= What to work on =
Omit images. Retype all entries verbatim.

[Plotting code records]
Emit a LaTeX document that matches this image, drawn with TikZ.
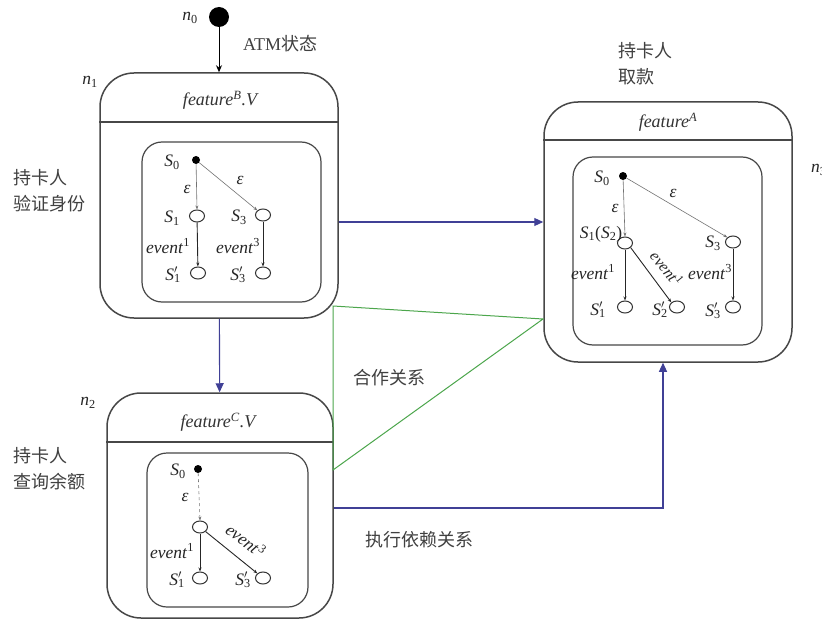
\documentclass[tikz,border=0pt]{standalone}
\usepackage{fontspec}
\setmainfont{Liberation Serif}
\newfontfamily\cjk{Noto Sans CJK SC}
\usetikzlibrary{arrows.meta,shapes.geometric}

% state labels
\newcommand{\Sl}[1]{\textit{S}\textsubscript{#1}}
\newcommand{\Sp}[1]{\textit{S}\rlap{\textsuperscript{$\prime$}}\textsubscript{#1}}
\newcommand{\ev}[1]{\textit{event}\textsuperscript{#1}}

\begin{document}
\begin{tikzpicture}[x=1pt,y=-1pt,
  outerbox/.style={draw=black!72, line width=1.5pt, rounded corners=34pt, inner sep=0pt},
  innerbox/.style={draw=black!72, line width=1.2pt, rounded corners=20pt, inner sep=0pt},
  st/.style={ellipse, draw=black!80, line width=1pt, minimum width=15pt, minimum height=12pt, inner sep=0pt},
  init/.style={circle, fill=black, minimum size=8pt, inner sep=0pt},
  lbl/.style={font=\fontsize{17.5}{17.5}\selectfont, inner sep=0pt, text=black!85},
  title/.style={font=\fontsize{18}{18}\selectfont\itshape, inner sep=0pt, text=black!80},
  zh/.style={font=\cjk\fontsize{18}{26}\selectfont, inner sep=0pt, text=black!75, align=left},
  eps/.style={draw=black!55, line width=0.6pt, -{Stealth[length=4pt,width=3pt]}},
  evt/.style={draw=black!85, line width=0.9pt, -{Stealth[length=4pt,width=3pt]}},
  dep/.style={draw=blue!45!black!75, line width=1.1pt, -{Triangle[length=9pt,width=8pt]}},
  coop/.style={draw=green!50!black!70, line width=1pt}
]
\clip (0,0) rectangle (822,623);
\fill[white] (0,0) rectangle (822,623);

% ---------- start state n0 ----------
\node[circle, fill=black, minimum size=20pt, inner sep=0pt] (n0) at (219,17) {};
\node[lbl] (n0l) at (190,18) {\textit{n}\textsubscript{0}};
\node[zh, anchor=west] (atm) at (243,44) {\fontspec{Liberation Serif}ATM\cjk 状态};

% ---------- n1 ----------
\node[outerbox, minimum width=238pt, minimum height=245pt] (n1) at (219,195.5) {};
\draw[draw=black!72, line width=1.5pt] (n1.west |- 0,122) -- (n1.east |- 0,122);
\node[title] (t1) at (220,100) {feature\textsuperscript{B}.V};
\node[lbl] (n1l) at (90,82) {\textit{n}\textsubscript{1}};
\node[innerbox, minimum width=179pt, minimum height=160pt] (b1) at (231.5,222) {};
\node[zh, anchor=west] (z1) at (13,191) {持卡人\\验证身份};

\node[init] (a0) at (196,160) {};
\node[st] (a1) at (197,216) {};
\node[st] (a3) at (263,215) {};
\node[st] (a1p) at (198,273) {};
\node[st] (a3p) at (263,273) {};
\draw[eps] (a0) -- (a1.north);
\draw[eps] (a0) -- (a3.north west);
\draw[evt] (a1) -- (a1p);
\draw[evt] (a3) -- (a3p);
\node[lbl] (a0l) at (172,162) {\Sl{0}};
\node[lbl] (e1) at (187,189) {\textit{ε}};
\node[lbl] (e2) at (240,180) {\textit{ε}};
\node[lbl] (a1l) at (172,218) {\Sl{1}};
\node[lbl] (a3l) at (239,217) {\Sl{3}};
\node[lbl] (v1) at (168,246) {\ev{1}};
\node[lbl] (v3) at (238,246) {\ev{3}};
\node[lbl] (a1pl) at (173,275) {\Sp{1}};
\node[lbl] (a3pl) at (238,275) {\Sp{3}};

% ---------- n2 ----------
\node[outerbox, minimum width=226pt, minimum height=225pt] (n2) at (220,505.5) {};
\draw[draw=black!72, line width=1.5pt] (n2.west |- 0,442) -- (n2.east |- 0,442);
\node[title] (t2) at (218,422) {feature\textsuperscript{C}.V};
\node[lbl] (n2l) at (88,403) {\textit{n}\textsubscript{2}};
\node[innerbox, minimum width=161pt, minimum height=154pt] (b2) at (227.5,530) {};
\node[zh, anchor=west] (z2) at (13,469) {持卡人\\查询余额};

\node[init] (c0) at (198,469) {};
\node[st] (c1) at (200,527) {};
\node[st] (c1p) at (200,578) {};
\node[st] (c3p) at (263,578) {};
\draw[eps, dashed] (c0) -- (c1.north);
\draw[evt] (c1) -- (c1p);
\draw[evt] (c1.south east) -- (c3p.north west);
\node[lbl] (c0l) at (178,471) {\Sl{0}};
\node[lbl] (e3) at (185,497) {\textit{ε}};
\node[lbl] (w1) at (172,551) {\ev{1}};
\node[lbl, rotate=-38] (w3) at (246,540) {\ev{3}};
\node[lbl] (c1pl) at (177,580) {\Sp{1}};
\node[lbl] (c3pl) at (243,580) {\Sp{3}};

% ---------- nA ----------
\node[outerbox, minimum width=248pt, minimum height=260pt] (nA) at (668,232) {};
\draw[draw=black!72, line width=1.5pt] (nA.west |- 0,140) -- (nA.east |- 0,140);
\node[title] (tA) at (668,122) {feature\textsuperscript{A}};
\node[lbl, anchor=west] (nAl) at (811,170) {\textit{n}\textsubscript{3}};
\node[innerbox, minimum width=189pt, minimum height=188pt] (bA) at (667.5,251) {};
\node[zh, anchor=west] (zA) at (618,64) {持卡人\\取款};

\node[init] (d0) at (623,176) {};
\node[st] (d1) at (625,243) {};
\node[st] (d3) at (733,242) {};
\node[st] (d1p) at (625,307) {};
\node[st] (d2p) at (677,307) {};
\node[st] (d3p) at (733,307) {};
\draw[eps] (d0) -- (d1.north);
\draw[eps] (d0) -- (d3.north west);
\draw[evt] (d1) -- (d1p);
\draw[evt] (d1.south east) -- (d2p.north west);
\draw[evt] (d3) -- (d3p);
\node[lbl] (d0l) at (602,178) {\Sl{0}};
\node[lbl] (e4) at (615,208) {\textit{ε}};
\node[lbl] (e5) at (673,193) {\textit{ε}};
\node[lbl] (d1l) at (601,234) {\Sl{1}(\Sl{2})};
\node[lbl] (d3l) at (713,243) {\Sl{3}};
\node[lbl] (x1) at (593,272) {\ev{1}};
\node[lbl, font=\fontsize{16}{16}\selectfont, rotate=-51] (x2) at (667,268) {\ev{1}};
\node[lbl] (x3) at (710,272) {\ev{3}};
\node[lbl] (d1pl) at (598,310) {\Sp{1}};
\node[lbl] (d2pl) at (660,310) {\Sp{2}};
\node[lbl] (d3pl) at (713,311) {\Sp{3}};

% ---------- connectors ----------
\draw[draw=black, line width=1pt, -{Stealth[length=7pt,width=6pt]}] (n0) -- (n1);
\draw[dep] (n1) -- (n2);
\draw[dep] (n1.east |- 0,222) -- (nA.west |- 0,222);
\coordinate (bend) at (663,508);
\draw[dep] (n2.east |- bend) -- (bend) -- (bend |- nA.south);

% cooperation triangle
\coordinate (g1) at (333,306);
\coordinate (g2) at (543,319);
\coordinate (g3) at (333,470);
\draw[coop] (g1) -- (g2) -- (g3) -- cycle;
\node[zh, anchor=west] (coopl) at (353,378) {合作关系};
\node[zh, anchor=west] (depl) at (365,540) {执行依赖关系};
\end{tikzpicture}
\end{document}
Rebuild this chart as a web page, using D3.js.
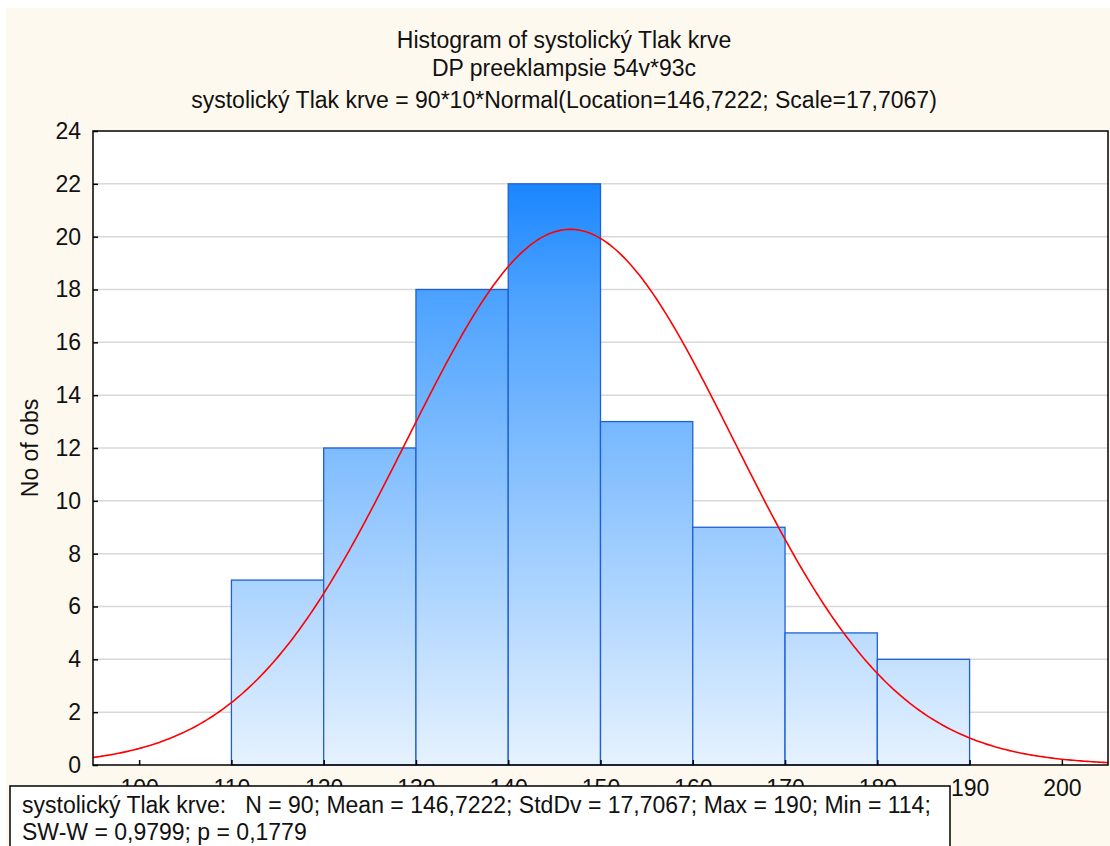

= Written response =
Emit a LaTeX document that matches this image, drawn with TikZ.
\documentclass[tikz,border=0pt]{standalone}
\usepackage{fontspec}
\setmainfont{Liberation Serif}
\newfontfamily\cjk{Noto Sans CJK SC}
\usetikzlibrary{arrows.meta,shapes.geometric}

% state labels
\newcommand{\Sl}[1]{\textit{S}\textsubscript{#1}}
\newcommand{\Sp}[1]{\textit{S}\rlap{\textsuperscript{$\prime$}}\textsubscript{#1}}
\newcommand{\ev}[1]{\textit{event}\textsuperscript{#1}}

\begin{document}
\begin{tikzpicture}[x=1pt,y=-1pt,
  outerbox/.style={draw=black!72, line width=1.5pt, rounded corners=34pt, inner sep=0pt},
  innerbox/.style={draw=black!72, line width=1.2pt, rounded corners=20pt, inner sep=0pt},
  st/.style={ellipse, draw=black!80, line width=1pt, minimum width=15pt, minimum height=12pt, inner sep=0pt},
  init/.style={circle, fill=black, minimum size=8pt, inner sep=0pt},
  lbl/.style={font=\fontsize{17.5}{17.5}\selectfont, inner sep=0pt, text=black!85},
  title/.style={font=\fontsize{18}{18}\selectfont\itshape, inner sep=0pt, text=black!80},
  zh/.style={font=\cjk\fontsize{18}{26}\selectfont, inner sep=0pt, text=black!75, align=left},
  eps/.style={draw=black!55, line width=0.6pt, -{Stealth[length=4pt,width=3pt]}},
  evt/.style={draw=black!85, line width=0.9pt, -{Stealth[length=4pt,width=3pt]}},
  dep/.style={draw=blue!45!black!75, line width=1.1pt, -{Triangle[length=9pt,width=8pt]}},
  coop/.style={draw=green!50!black!70, line width=1pt}
]
\clip (0,0) rectangle (822,623);
\fill[white] (0,0) rectangle (822,623);

% ---------- start state n0 ----------
\node[circle, fill=black, minimum size=20pt, inner sep=0pt] (n0) at (219,17) {};
\node[lbl] (n0l) at (190,18) {\textit{n}\textsubscript{0}};
\node[zh, anchor=west] (atm) at (243,44) {\fontspec{Liberation Serif}ATM\cjk 状态};

% ---------- n1 ----------
\node[outerbox, minimum width=238pt, minimum height=245pt] (n1) at (219,195.5) {};
\draw[draw=black!72, line width=1.5pt] (n1.west |- 0,122) -- (n1.east |- 0,122);
\node[title] (t1) at (220,100) {feature\textsuperscript{B}.V};
\node[lbl] (n1l) at (90,82) {\textit{n}\textsubscript{1}};
\node[innerbox, minimum width=179pt, minimum height=160pt] (b1) at (231.5,222) {};
\node[zh, anchor=west] (z1) at (13,191) {持卡人\\验证身份};

\node[init] (a0) at (196,160) {};
\node[st] (a1) at (197,216) {};
\node[st] (a3) at (263,215) {};
\node[st] (a1p) at (198,273) {};
\node[st] (a3p) at (263,273) {};
\draw[eps] (a0) -- (a1.north);
\draw[eps] (a0) -- (a3.north west);
\draw[evt] (a1) -- (a1p);
\draw[evt] (a3) -- (a3p);
\node[lbl] (a0l) at (172,162) {\Sl{0}};
\node[lbl] (e1) at (187,189) {\textit{ε}};
\node[lbl] (e2) at (240,180) {\textit{ε}};
\node[lbl] (a1l) at (172,218) {\Sl{1}};
\node[lbl] (a3l) at (239,217) {\Sl{3}};
\node[lbl] (v1) at (168,246) {\ev{1}};
\node[lbl] (v3) at (238,246) {\ev{3}};
\node[lbl] (a1pl) at (173,275) {\Sp{1}};
\node[lbl] (a3pl) at (238,275) {\Sp{3}};

% ---------- n2 ----------
\node[outerbox, minimum width=226pt, minimum height=225pt] (n2) at (220,505.5) {};
\draw[draw=black!72, line width=1.5pt] (n2.west |- 0,442) -- (n2.east |- 0,442);
\node[title] (t2) at (218,422) {feature\textsuperscript{C}.V};
\node[lbl] (n2l) at (88,403) {\textit{n}\textsubscript{2}};
\node[innerbox, minimum width=161pt, minimum height=154pt] (b2) at (227.5,530) {};
\node[zh, anchor=west] (z2) at (13,469) {持卡人\\查询余额};

\node[init] (c0) at (198,469) {};
\node[st] (c1) at (200,527) {};
\node[st] (c1p) at (200,578) {};
\node[st] (c3p) at (263,578) {};
\draw[eps, dashed] (c0) -- (c1.north);
\draw[evt] (c1) -- (c1p);
\draw[evt] (c1.south east) -- (c3p.north west);
\node[lbl] (c0l) at (178,471) {\Sl{0}};
\node[lbl] (e3) at (185,497) {\textit{ε}};
\node[lbl] (w1) at (172,551) {\ev{1}};
\node[lbl, rotate=-38] (w3) at (246,540) {\ev{3}};
\node[lbl] (c1pl) at (177,580) {\Sp{1}};
\node[lbl] (c3pl) at (243,580) {\Sp{3}};

% ---------- nA ----------
\node[outerbox, minimum width=248pt, minimum height=260pt] (nA) at (668,232) {};
\draw[draw=black!72, line width=1.5pt] (nA.west |- 0,140) -- (nA.east |- 0,140);
\node[title] (tA) at (668,122) {feature\textsuperscript{A}};
\node[lbl, anchor=west] (nAl) at (811,170) {\textit{n}\textsubscript{3}};
\node[innerbox, minimum width=189pt, minimum height=188pt] (bA) at (667.5,251) {};
\node[zh, anchor=west] (zA) at (618,64) {持卡人\\取款};

\node[init] (d0) at (623,176) {};
\node[st] (d1) at (625,243) {};
\node[st] (d3) at (733,242) {};
\node[st] (d1p) at (625,307) {};
\node[st] (d2p) at (677,307) {};
\node[st] (d3p) at (733,307) {};
\draw[eps] (d0) -- (d1.north);
\draw[eps] (d0) -- (d3.north west);
\draw[evt] (d1) -- (d1p);
\draw[evt] (d1.south east) -- (d2p.north west);
\draw[evt] (d3) -- (d3p);
\node[lbl] (d0l) at (602,178) {\Sl{0}};
\node[lbl] (e4) at (615,208) {\textit{ε}};
\node[lbl] (e5) at (673,193) {\textit{ε}};
\node[lbl] (d1l) at (601,234) {\Sl{1}(\Sl{2})};
\node[lbl] (d3l) at (713,243) {\Sl{3}};
\node[lbl] (x1) at (593,272) {\ev{1}};
\node[lbl, font=\fontsize{16}{16}\selectfont, rotate=-51] (x2) at (667,268) {\ev{1}};
\node[lbl] (x3) at (710,272) {\ev{3}};
\node[lbl] (d1pl) at (598,310) {\Sp{1}};
\node[lbl] (d2pl) at (660,310) {\Sp{2}};
\node[lbl] (d3pl) at (713,311) {\Sp{3}};

% ---------- connectors ----------
\draw[draw=black, line width=1pt, -{Stealth[length=7pt,width=6pt]}] (n0) -- (n1);
\draw[dep] (n1) -- (n2);
\draw[dep] (n1.east |- 0,222) -- (nA.west |- 0,222);
\coordinate (bend) at (663,508);
\draw[dep] (n2.east |- bend) -- (bend) -- (bend |- nA.south);

% cooperation triangle
\coordinate (g1) at (333,306);
\coordinate (g2) at (543,319);
\coordinate (g3) at (333,470);
\draw[coop] (g1) -- (g2) -- (g3) -- cycle;
\node[zh, anchor=west] (coopl) at (353,378) {合作关系};
\node[zh, anchor=west] (depl) at (365,540) {执行依赖关系};
\end{tikzpicture}
\end{document}
Rebuild this chart as a web page, using D3.js.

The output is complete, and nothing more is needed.